Alişan Akpınar: Bence bu tür şeylerin olmaması imkân dışı. Oyunu oynayan oyuncular Ermeni zaten.
Fırat Güllü: Metin And’ın ortaya çıkardığı ve hala ortaya çıkmayı bekleyen bir yığın tartışma var. Bir örnek: O dönemde Ermeni oyuncuların diksiyonu üzerine bir tartışma dönüyor. Bazı Müslüman aydınlar diksiyonlarını beğenmiyorlar. Bunun üzerine de bazı Ermeni aydınların şu tür bir karşı çıkışı oluyor: “Neden Türkçe oynuyorsunuz?” Çünkü onlara göre eğer Ermeni oyuncular Türkçe oynarsa böyle rezil rüsva olacaklardır. Ya da bir başka örnek Teodor Kasap adlı bir Rum, çıkıyor Vartovyan’a yani Güllü Agop’a suçlamalarda bulunuyor: “Sen telif ödememek için el ilanlarında oyunların yazarlarını belirtmiyorsun, ben gazetemde seninle mücadele edeceğim,” diyor. Böyle bir tartışma ortamı var. İlber Ortaylı’nın deyimiyle “Osmanlılık”, bir yönetici sınıf kimliğidir, bir aydın kimliğidir. Ama halk düzeyine indiğinde bu kimlik gerçekten karşılık bulabiliyor mu? Örneğin milliyetçi Ermeni gençleri için Osmanlı bürokrat sınıfına mensup Ermeni Paşalar birer haindirler. O dönemde birkaç tane Osmanlıcılık projesi olduğu gibi, birkaç tane de Osmanlılık kimliği algısı var. Şu anda tartışmaya çalıştığım şeyler daha öce çok fazla tartışılmadığı için pek çok şey eksik kalıyor. Biz dramatik edebiyatla ilgilenenlerin de bir Johann Strauss’a ihtiyacımız var anlaşılan ya da onun dramatik edebiyata da el atmasını bekleyeceğiz. (Gülüşmeler) Tabii bunu yapmak yerine bir yerlerden başlamak daha doğru görünüyor. Başlangıç olarak var olan kalıpları sorgulayarak başlayabiliriz. Sevan’ın söylediği şeye çok önem veriyorum. Türkiye’de araştırmacılık sadece Türkçe tiyatro üzerinden yürütüldü, O da Ermenistan’da da Ermenice üzerinden yapıldığını söylüyor. Bu Tanzimat dediğimiz olguyu bütünlüklü anlamamızı engellediği için artık bu hâkim paradigmayı sorgulamayı başlamak lazım. Ben bu anlamda buradaki tartışmadan insanların en azından bir kafa karışıklığıyla çıkacak olmalarını önemsiyorum. Kafamız karıştıysa iyi bir başlangıç yapmışız demektir. Bülent Hoca bazı makalelerinde “Tanzimat dönemi aydınının kafası karışıktır,” şeklinde bir tabir kullandığında bunun olumsuz bir şey olarak algılandığından bahseder. Oysa kendisi bunu olumlu bir şey olarak kullanıyor bildiğim kadarıyla. Eğer paradigmayı değiştireceksek kafa karışıklığı iyidir. Eklenecek bir şey yoksa artık paneli bitireceğiz.
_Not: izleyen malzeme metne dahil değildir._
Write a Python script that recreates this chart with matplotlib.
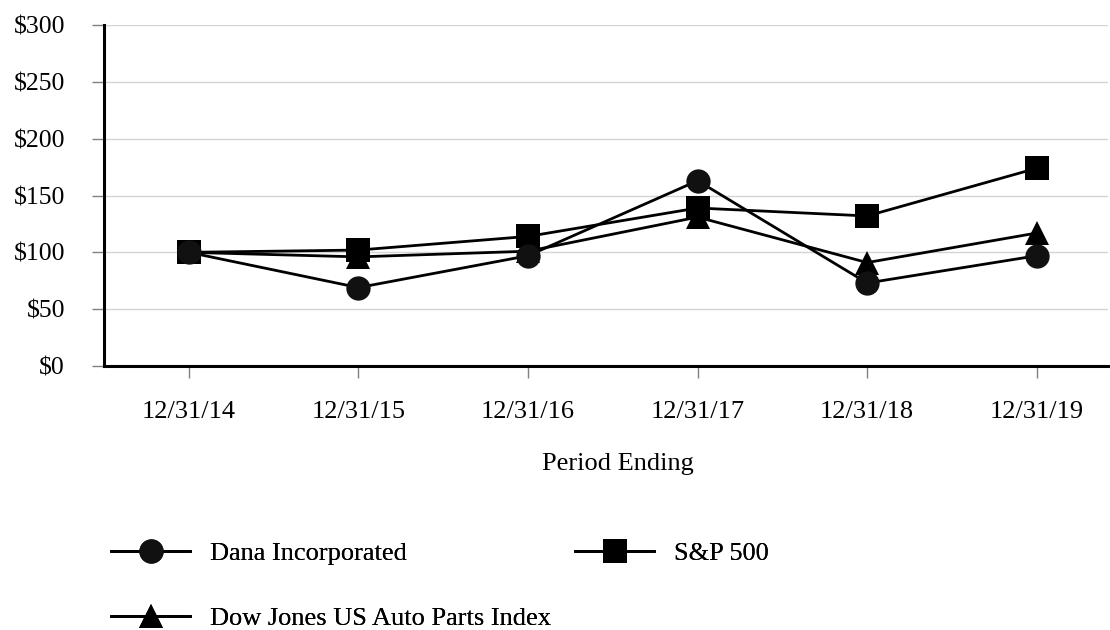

Bülent Bilmez: Ben Fırat’ın son söylediğine bir şey eklemek istiyorum. Biz burada farklı toplumsal kompartımanlar arasındaki ilişkileri çok iyi irdeleyemedik ama tek tek her topluma baktığınızda da kendi içerisinde homojen olmadığını fark etmeliyiz. Farklı Osmanlılıklar olduğu gibi farklı Ermenilikler de var. Çokkültürlülük-çokkültürcülük tartışmalarında asla unutulmaması gereken bir durum da bu “özcü” yaklaşım. Tartışmaya kapalı, değişmeyen bir Ermenilik, Osmanlılık vs… olamaz. Bu kimlikleri diyalektik, dinamik olgular olarak ele almalıyız. Bugün de öyle değil mi? Bugün de farklı Türklükler, farklı Kürtlükler, farklı Türkiyelilikler yok mu?
Fırat Güllü: Hepinize teşekkür ediyoruz ve panelimizi burada noktalıyoruz.